For more than two decades, the low rent on Marina Maalouf’s affordable housing unit — an apartment in a blocky development in Los Angeles’ Chinatown — was a saving grace for her family, including a granddaughter who has autism.

But that grace had an expiration date. For Maalouf and her family it arrived in 2020.

The landlord, no longer legally obligated to maintain affordable housing units, hiked rent from $1,100 to $2,660 in 2021 — out of reach for Maalouf and her family. Maalouf’s nights are haunted by fears her yearslong eviction battle will end in sleeping bags on a friend’s floor or worse.

While Americans continue to struggle under unrelentingly high rents, as many as 223,000 affordable housing units like Maalouf’s across the U.S. could be yanked out from under them in the next five years alone.

It leaves low-income tenants caught facing protracted eviction battles, scrambling to pay a two-fold rent increase or more, or shunted back into a housing market where costs can easily eat half a paycheck.

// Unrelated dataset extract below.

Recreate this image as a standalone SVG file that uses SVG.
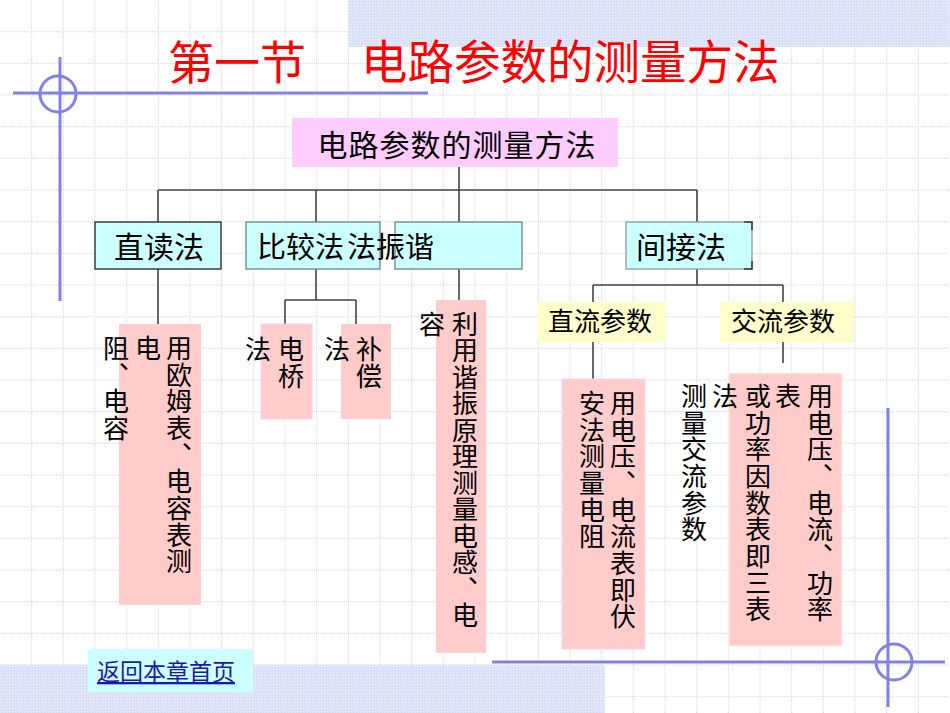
<svg xmlns="http://www.w3.org/2000/svg" width="950" height="713" viewBox="0 0 950 713">
<style>
.grid{stroke:#cfd5e8;stroke-width:1;stroke-dasharray:1 1;fill:none}
.band{fill:url(#tex)}
.deco{stroke:#8282e4;stroke-width:3;fill:none}
.conn{stroke:#444;stroke-width:1.6;fill:none}
.cyan{fill:#ccffff;stroke:#6b8585;stroke-width:1.3}
.yel{fill:#ffffcc;stroke:none}
.pink{fill:#ffcccc;stroke:#ffd0ee;stroke-width:1}
.t{font-family:"Noto Sans CJK SC","Noto Sans CJK JP",sans-serif;fill:#000}
.v{font-family:"Noto Sans CJK SC","Noto Sans CJK JP",sans-serif;font-size:26px;fill:#000;writing-mode:vertical-rl;text-orientation:upright;letter-spacing:0.7px}
</style>
<defs>
<pattern id="tex" width="3" height="3" patternUnits="userSpaceOnUse">
<rect width="3" height="3" fill="#dce3f8"/>
<rect width="1" height="1" fill="#eef2fd"/>
<rect x="2" y="1" width="1" height="1" fill="#d2daf4"/>
</pattern>
</defs>
<rect width="950" height="713" fill="#ffffff"/>
<path class="grid" d="M31.7 0V713M63.3 0V713M95 0V713M126.7 0V713M158.3 0V713M190 0V713M221.7 0V713M253.3 0V713M285 0V713M316.7 0V713M348.3 0V713M380 0V713M411.7 0V713M443.3 0V713M475 0V713M506.7 0V713M538.3 0V713M570 0V713M601.7 0V713M633.3 0V713M665 0V713M696.7 0V713M728.3 0V713M760 0V713M791.7 0V713M823.3 0V713M855 0V713M886.7 0V713M918.3 0V713M0 31.7H950M0 63.3H950M0 95H950M0 126.7H950M0 158.3H950M0 190H950M0 221.7H950M0 253.3H950M0 285H950M0 316.7H950M0 348.3H950M0 380H950M0 411.7H950M0 443.3H950M0 475H950M0 506.7H950M0 538.3H950M0 570H950M0 601.7H950M0 633.3H950M0 665H950M0 696.7H950"/>
<rect class="band" x="348" y="0" width="602" height="47"/>
<rect class="band" x="0" y="665" width="605" height="48"/>
<g id="decoration">
<path class="deco" d="M13 93H428M60 57V301"/>
<circle class="deco" cx="58" cy="94" r="18"/>
<path class="deco" d="M492 662H945M888 408V707"/>
<circle class="deco" cx="894" cy="662" r="18"/>
</g>
<g id="title">
<text class="t" x="168" y="79" font-size="46" style="fill:#ff0000">第一节</text>
<text class="t" x="361" y="79" font-size="46.5" style="fill:#ff0000">电路参数的测量方法</text>
</g>
<g id="connectors">
<path class="conn" d="M459 167V190M158 190H697M158 190V222M316 190V222M459 190V222M697 190V222"/>
<path class="conn" d="M158 269V324M316 269V300M285 300H356M285 300V324M356 300V324M459 269V300"/>
<path class="conn" d="M697 269V285M593 285H783M593 285V302M783 285V302M593 342V379M783 342V363"/>
</g>
<g id="root">
<rect x="292" y="118" width="326" height="49" fill="#ffccff"/>
<text class="t" x="457" y="156" font-size="30" text-anchor="middle" letter-spacing="1">电路参数的测量方法</text>
</g>
<g id="direct">
<rect class="cyan" x="95" y="222" width="126" height="47" style="stroke:#222"/>
<text class="t" x="114" y="258" font-size="30">直读法</text>
</g>
<g id="compare">
<rect class="cyan" x="246" y="222" width="134" height="47"/>
</g>
<g id="resonance">
<rect class="cyan" x="395" y="222" width="127" height="47"/>
<text class="t" x="257" y="258" font-size="29">比较法</text>
<text class="t" x="347" y="258" font-size="29">法振谐</text>
</g>
<g id="indirect">
<rect class="cyan" x="626" y="222" width="126" height="47" style="stroke:#8a9a9a"/>
<path d="M744 222H752V230M744 269H752V261" stroke="#333" stroke-width="1.5" fill="none"/>
<text class="t" x="636" y="258" font-size="30">间接法</text>
</g>
<g id="dc">
<rect class="yel" x="538" y="302" width="128" height="40"/>
<text class="t" x="548" y="331" font-size="26">直流参数</text>
</g>
<g id="ac">
<rect class="yel" x="720" y="302" width="134" height="40"/>
<text class="t" x="731" y="331" font-size="26">交流参数</text>
</g>
<g id="leafA">
<rect class="pink" x="119" y="324" width="82" height="281" style="stroke:none"/>
<text class="v" x="179" y="335">用欧姆表、电容表测</text>
<text class="v" x="148" y="335">电</text>
<text class="v" x="116" y="335">阻、电容</text>
</g>
<g id="leafB">
<rect class="pink" x="261" y="324" width="51" height="95"/>
<text class="v" x="291" y="336">电桥</text>
<text class="v" x="258" y="336">法</text>
</g>
<g id="leafC">
<rect class="pink" x="341" y="324" width="50" height="95" style="stroke:none"/>
<text class="v" x="369" y="336">补偿</text>
<text class="v" x="337" y="336">法</text>
</g>
<g id="leafD">
<rect class="pink" x="436" y="300" width="50" height="353" style="stroke:none"/>
<text class="v" x="465" y="311" style="letter-spacing:0.5px">利用谐振原理测量电感、电</text>
<text class="v" x="432" y="311">容</text>
</g>
<g id="leafE">
<rect class="pink" x="562" y="379" width="83" height="270" style="stroke:#f4d4ee"/>
<text class="v" x="623" y="390">用电压、电流表即伏</text>
<text class="v" x="592" y="390">安法测量电阻</text>
</g>
<g id="leafF">
<rect class="pink" x="729" y="373" width="113" height="273" style="stroke:#fff4d8"/>
<text class="v" x="820" y="383">用电压、电流、功率</text>
<text class="v" x="788" y="383">表</text>
<text class="v" x="758" y="383">或功率因数表即三表</text>
<text class="v" x="725" y="383">法</text>
<text class="v" x="694" y="383">测量交流参数</text>
</g>
<g id="back-link">
<rect x="88" y="649" width="165" height="43" fill="#ccffff"/>
<text class="t" x="97" y="680" font-size="23" text-decoration="underline" style="fill:#1a1aa8">返回本章首页</text>
</g>
</svg>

The Low-Income Housing Tax Credit's 30-Year Minimum Will Impact the Availability of Affordable Housing Units

Those affordable housing units were built with the Low-Income Housing Tax Credit, or LIHTC, a federal program established in 1986 that provides tax credits to developers in exchange for keeping rents low. It has pumped out 3.6 million units since then and boasts over half of all federally supported low-income housing nationwide.

“It’s the lifeblood of affordable housing development,” said Brian Rossbert, who runs Housing Colorado, an organization advocating for affordable housing units.

That lifeblood isn’t strictly red or blue. By combining social benefits with tax breaks and private ownership, LIHTC has enjoyed bipartisan support to develop more affordable housing units. Its expansion is now central to Democratic presidential candidate Kamala Harris’ housing plan to build 3 million new homes.

The catch? The units typically only need to be kept affordable for a minimum of 30 years. For the wave of LIHTC construction in the 1990s, those deadlines are arriving now, threatening to hemorrhage affordable housing supply when Americans need it most.